Personal information
- Born: 28 July 1986 (age 39) Lisbon, Portugal
- Height: 1.85 m (6 ft 1 in)
- Weight: 73 kg (161 lb)

Sport
- Sport: Table tennis
- Club: TTC Neu-Ulm
- Playing style: Shakehand, Offensive
- Equipment: Butterfly Tiago Apolonia ZLC (blade), Butterfly Tenergy 05 Hard (Black, FH), Butterfly Dignics 05 (Red, BH)
- Highest ranking: 13 (November 2014)
- Current ranking: 99 (15 July 2025)

Medal record
Men's table tennis
Representing Portugal
World Championships
| Bronze medal – third place | 2019 Budapest | Doubles |
European Games
| Gold medal – first place | 2015 Baku | Team |
| Bronze medal – third place | 2019 Minsk | Team |
European Championships
| Gold medal – first place | 2014 Lisbon | Team |
| Silver medal – second place | 2017 Luxembourg | Team |
| Silver medal – second place | 2019 Nantes | Team |
| Bronze medal – third place | 2008 Saint-Petersburg | Doubles |
| Bronze medal – third place | 2011 Gdansk-Sopot | Team |
| Bronze medal – third place | 2013 Schwechat | Doubles |
| Bronze medal – third place | 2015 Ekaterinburg | Singles |
| Bronze medal – third place | 2016 Budapest | Doubles |
| Bronze medal – third place | 2020 Warsaw | Doubles |
| Bronze medal – third place | 2023 Malmö | Team |

= Tiago Apolónia =

Portuguese table tennis player

Tiago André Barata Feio Peixoto Apolónia (born 28 July 1986) is a Portuguese table tennis player for German club TTF LIEBHERR Ochsenhausen and Portugal. As of August 2016, he is ranked the number eighteenth player in the world.

==Career==
Born in Lisbon, Apolónia began playing table tennis aged six at his hometown club Estrela da Amadora. As a youth player, he was crowned European Junior Doubles champion in 2004 and won a silver medal in the Doubles competition at the Junior World Championships in 2003, both partnering Marcos Freitas.
After playing for German clubs TTC indeland Jülich, 1. FC Saarbrücken and TTF LIEBHERR Ochsenhausen, he arrived at his current club TTC Neu-Ulm in 2019. In 2006, he won his first ITTF Pro Tour Doubles title in São Paulo, partnering João Monteiro. His first ITTF Pro Tour Singles title followed in October 2010 with the Austrian Open in Wels, where he beat Germany's Timo Boll in the final.
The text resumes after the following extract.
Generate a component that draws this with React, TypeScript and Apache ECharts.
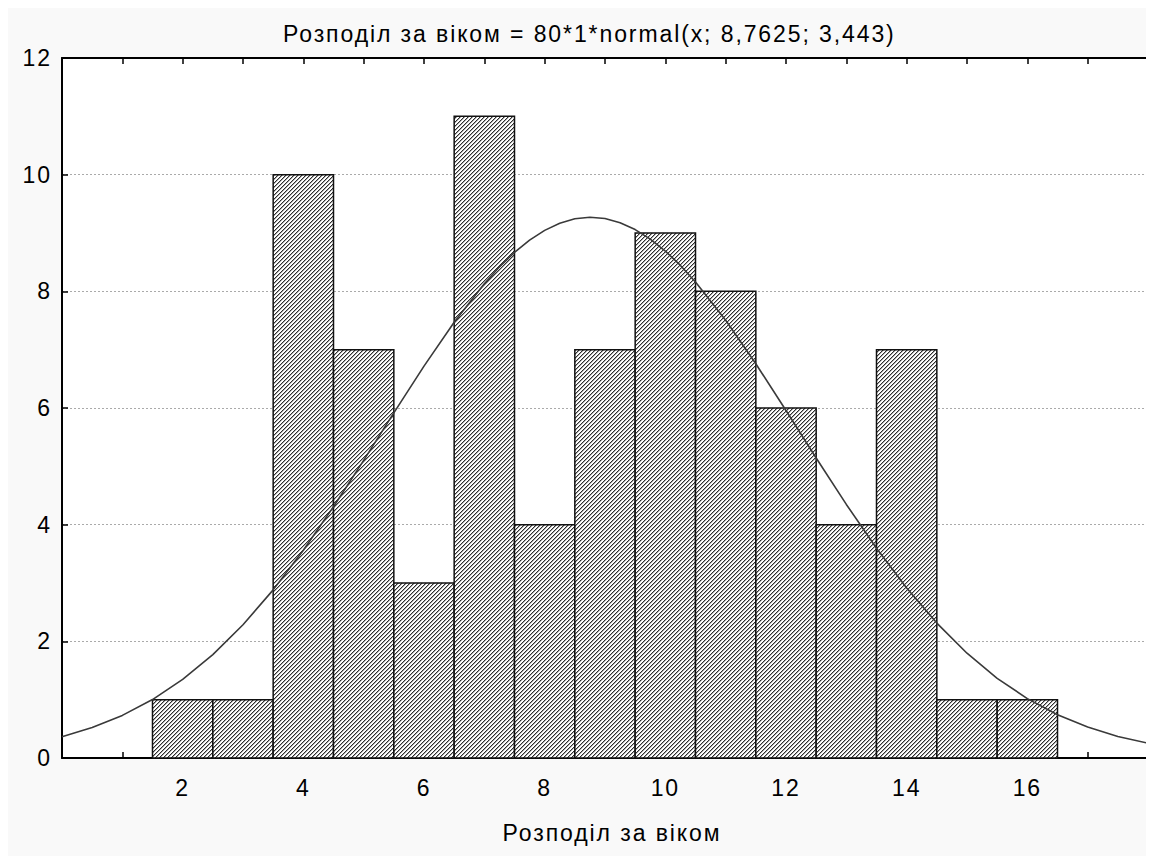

He qualified for the 2008 Summer Olympics in Beijing, where he competed in the Men's Singles.

At the 2012 Summer Olympics, he was part of the Portuguese men's team.

In 2015 he won first place with his national team (João Geraldo and Marcos Freitas) in table tennis at the 2015 European Games in Baku.